[Data entries]
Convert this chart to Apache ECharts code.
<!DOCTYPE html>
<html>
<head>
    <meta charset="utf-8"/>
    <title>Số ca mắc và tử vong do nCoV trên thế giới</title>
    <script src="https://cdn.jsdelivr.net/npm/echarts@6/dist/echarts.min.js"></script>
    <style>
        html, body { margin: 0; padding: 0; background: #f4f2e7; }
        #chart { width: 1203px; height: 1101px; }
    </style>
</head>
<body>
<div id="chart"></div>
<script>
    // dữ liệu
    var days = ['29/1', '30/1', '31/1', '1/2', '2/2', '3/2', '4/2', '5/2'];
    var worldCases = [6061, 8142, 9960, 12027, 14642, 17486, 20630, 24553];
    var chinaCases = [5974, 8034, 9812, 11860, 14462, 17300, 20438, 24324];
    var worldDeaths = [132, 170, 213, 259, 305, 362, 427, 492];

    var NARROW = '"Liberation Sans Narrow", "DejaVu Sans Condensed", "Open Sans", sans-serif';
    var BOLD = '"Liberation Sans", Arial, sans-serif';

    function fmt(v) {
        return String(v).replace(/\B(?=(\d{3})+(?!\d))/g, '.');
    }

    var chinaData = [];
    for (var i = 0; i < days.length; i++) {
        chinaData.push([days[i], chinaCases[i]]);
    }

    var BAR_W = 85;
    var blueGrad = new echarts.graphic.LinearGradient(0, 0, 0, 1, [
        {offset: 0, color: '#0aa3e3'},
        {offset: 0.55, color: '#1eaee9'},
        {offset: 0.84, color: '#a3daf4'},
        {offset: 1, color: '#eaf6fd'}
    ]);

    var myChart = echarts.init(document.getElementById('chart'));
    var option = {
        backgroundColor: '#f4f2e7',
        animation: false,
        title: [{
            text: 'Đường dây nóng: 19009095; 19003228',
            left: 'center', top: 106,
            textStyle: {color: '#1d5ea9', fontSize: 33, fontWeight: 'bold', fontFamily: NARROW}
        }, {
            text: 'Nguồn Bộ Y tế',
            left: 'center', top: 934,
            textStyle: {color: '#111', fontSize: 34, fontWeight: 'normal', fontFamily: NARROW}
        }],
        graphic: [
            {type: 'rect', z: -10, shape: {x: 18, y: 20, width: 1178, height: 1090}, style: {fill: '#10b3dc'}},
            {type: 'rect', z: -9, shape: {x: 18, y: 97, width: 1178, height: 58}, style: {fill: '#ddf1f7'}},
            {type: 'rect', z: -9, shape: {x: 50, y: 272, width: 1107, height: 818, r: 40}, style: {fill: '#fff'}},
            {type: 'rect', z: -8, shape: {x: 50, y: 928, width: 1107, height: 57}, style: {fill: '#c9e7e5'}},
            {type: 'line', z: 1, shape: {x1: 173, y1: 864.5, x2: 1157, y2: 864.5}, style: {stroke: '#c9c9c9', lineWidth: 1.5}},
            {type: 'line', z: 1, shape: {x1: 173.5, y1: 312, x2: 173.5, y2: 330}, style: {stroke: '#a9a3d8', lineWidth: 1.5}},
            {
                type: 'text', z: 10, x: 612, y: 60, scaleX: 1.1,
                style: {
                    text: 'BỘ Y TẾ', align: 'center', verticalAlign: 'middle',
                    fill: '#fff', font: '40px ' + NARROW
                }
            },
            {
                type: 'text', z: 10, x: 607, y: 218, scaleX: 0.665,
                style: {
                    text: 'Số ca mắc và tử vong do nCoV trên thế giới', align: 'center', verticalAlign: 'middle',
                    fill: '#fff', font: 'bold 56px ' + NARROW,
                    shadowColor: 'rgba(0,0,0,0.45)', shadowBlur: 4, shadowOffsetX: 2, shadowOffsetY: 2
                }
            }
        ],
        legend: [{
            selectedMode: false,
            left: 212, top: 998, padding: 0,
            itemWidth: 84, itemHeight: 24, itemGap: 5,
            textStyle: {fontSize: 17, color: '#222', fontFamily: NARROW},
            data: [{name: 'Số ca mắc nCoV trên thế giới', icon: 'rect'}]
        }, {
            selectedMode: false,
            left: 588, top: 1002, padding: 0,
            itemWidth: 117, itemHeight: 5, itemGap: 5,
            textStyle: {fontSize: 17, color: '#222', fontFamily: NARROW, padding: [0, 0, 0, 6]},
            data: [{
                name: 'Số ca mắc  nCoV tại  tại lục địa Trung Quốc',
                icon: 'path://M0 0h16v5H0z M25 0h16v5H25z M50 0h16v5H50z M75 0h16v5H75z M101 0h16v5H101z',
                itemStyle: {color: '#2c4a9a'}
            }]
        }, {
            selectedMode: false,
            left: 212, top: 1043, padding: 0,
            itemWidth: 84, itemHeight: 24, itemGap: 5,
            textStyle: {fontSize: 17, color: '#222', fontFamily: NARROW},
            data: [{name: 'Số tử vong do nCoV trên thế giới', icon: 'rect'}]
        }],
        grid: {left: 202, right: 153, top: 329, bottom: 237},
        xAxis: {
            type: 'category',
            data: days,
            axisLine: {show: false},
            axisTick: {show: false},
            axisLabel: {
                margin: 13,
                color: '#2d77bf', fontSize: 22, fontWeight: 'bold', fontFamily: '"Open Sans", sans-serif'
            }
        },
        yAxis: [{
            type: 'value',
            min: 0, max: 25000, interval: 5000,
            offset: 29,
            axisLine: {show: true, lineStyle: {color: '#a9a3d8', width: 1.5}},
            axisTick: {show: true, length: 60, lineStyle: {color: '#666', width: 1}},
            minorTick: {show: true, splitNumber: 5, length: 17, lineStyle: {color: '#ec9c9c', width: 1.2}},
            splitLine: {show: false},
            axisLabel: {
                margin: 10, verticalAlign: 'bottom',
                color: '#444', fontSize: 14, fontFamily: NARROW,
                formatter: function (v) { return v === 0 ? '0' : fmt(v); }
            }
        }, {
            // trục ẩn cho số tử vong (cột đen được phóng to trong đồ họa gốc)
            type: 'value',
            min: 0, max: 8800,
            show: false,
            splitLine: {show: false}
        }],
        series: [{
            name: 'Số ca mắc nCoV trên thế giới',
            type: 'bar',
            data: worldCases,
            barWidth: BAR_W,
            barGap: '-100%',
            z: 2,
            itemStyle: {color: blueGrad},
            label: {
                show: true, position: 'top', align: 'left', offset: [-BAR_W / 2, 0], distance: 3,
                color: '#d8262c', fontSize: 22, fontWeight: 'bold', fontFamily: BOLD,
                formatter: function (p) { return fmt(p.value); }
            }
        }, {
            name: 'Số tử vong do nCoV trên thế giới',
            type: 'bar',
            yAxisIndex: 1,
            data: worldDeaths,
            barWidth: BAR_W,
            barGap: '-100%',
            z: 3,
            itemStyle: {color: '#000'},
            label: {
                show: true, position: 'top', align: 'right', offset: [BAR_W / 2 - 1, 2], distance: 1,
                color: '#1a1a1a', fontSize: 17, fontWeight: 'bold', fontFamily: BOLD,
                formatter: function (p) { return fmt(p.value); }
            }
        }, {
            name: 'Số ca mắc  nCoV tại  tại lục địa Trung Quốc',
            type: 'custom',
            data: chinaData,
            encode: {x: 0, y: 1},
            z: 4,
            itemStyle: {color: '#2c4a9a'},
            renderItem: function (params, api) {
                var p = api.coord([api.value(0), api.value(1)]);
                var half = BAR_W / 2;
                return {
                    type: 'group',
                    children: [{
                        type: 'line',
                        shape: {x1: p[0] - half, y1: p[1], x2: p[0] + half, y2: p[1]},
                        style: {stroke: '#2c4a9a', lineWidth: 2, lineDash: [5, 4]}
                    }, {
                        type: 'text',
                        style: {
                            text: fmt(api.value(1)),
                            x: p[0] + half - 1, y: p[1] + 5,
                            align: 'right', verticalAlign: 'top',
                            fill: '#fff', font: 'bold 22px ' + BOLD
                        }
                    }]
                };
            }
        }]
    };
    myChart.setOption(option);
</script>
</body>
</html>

---

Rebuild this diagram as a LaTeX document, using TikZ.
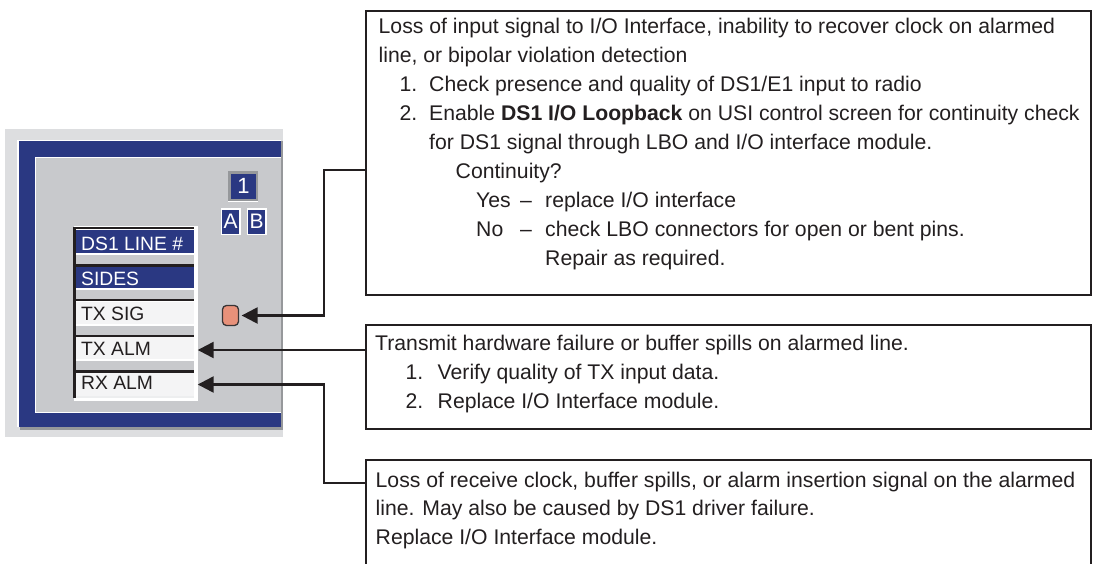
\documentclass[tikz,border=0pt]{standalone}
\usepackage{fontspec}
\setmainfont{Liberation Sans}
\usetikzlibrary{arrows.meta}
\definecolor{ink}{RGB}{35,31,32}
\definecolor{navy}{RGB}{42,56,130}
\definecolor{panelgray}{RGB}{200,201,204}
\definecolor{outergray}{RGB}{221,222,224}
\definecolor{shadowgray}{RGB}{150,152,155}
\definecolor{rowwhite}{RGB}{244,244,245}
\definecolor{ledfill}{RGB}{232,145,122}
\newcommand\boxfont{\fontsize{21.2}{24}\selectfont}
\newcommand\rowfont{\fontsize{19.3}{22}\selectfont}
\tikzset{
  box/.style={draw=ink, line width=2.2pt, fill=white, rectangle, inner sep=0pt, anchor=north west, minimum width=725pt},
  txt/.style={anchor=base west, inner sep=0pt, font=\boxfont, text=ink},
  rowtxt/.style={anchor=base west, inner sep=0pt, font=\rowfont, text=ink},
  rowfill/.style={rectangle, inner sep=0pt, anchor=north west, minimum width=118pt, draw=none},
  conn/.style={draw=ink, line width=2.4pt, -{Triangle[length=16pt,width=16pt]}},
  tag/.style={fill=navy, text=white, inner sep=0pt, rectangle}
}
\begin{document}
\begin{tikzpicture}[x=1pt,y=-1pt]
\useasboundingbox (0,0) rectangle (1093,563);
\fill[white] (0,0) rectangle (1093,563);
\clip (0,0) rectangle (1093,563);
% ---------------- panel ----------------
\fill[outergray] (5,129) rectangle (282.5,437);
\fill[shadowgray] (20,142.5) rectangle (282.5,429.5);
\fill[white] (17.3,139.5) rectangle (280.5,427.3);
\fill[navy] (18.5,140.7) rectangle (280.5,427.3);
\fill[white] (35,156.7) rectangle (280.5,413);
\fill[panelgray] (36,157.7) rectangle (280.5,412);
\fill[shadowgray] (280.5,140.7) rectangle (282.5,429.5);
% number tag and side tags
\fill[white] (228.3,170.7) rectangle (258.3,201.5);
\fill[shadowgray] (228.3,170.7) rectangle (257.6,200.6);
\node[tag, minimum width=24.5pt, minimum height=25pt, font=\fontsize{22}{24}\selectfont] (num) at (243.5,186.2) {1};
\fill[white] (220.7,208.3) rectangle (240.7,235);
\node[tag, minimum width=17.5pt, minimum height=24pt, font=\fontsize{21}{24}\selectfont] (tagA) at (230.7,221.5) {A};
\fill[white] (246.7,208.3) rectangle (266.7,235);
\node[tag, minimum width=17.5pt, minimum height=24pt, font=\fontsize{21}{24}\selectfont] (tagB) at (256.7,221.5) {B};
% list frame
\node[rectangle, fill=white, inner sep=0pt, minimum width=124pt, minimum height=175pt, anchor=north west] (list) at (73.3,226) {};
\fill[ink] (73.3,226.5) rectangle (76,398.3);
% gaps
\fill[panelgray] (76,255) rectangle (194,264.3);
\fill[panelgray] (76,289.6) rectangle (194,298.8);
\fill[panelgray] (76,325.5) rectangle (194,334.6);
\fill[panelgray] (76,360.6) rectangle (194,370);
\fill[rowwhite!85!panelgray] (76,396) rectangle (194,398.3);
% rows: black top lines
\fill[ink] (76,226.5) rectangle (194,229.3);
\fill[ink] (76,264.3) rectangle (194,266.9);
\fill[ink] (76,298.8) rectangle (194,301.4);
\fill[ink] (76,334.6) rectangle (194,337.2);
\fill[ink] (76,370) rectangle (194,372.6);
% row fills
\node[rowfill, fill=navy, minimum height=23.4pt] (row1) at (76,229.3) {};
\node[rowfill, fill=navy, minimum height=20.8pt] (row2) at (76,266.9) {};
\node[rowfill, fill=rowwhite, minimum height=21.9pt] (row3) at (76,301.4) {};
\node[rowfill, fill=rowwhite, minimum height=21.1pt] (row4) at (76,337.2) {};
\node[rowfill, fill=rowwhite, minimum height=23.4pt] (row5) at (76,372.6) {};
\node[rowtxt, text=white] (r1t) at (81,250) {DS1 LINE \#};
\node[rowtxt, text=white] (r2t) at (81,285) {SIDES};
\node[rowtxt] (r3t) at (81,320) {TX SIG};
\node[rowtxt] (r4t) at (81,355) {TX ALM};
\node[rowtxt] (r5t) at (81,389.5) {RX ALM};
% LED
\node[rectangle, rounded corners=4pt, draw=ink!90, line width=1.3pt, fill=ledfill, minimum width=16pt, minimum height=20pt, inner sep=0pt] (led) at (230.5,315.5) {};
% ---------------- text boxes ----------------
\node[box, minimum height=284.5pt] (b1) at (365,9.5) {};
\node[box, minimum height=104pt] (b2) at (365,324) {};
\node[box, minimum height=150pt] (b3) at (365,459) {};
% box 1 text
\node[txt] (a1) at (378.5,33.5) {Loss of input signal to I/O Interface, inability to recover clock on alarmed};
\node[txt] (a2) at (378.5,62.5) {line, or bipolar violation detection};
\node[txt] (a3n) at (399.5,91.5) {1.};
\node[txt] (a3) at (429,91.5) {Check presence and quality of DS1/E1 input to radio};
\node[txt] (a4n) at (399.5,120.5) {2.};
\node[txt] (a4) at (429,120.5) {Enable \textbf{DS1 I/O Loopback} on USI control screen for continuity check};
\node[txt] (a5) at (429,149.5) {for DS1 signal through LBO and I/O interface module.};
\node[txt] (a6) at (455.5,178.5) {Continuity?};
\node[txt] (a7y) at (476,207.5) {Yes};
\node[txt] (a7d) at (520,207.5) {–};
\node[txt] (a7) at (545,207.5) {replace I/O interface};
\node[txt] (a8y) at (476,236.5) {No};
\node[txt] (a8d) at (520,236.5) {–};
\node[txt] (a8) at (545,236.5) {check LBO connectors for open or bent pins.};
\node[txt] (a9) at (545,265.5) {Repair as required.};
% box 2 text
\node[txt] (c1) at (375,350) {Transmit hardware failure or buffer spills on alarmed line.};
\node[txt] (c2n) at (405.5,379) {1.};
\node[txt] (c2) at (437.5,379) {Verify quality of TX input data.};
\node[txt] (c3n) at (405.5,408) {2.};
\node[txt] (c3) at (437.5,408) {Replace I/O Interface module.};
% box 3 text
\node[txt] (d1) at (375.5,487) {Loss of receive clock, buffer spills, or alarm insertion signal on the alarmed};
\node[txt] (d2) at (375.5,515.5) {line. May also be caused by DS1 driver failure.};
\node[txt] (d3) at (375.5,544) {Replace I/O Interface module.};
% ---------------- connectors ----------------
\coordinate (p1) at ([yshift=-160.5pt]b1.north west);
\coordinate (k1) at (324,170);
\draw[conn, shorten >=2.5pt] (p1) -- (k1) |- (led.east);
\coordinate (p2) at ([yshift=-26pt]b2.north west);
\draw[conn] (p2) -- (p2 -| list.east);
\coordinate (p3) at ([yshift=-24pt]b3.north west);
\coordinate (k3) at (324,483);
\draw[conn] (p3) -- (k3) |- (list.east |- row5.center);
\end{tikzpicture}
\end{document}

* * *

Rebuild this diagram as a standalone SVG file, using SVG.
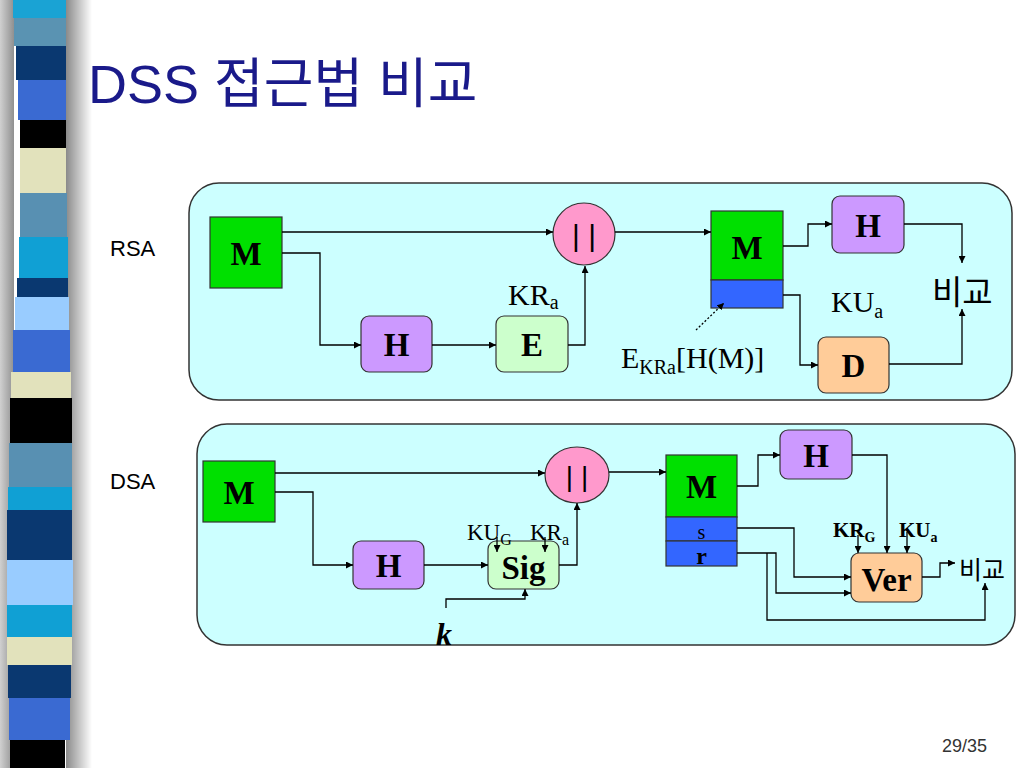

[Instructions to follow]
Extract each line from the listing that holds the word "using".

[Exercise answer]
Rebuild this diagram as a LaTeX document, using TikZ.
Rebuild this diagram as a standalone SVG file, using SVG.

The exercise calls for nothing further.